A study published in the Journal National Science Review confirmed two types of SARS-CoV-2 virus. Genetic analyses of 103 SARS-CoV-2 genomes demonstrated that these viruses evolved into major types designated as L type and S type. S type is considered as an ancestral version and it is less virulent than the L type. S type prevalence is around 30%. L type, which evolved from the S type, is the more virulent type and its prevalence is around 70%. It transmits faster and replicates faster in human beings. L type was seen in 97% cases in the Wuhan city where this pandemic first started. This study also hypothesized that rapid and aggressive interventions taken by the Chinese government may have led to suppression of L type in Wuhan letting S type to spread more.

Another study by Jamal et al also demonstrated S type and L type SARS-CoV-2 virus.

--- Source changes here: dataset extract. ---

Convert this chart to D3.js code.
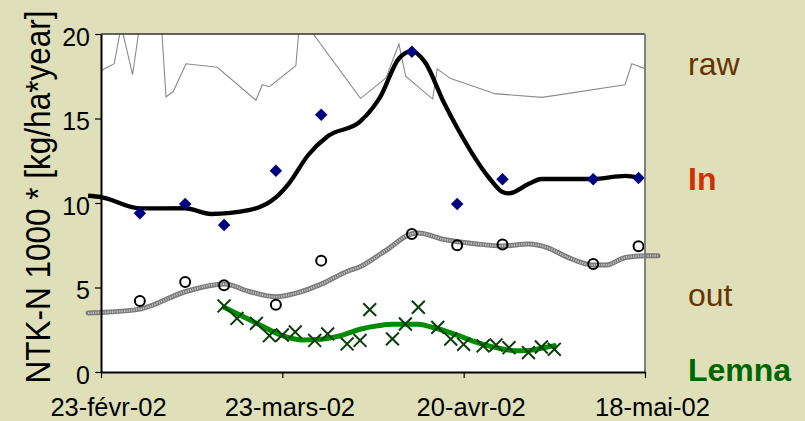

This study also confirmed that L type is a more virulent strain. It is not clear which type is more predominant outside China. The prevalence of these types might have changed as the pandemic exploded all across the globe. It is also not clear if the type of virus is playing any role in higher death rates in countries like Italy and Spain and lower death rates in countries like Germany. More research is needed to identify types of virus in various countries. This may give an idea about the virulence of the virus and how fast it may spread.




  1. Xiaolu Tang et al. On the origin and continuing evolution of SARS-CoV-2. National Science Review, nwaa036,
  2. Jamal et al. Molecular Analyses of Over Hundred Sixty Clinical Isolates of SARS-CoV-2: Insights on Likely Origin, Evolution and Spread, and Possible Intervention. Preprints 2020, 2020030320 (doi: 10.20944/preprints202003.0320.v1).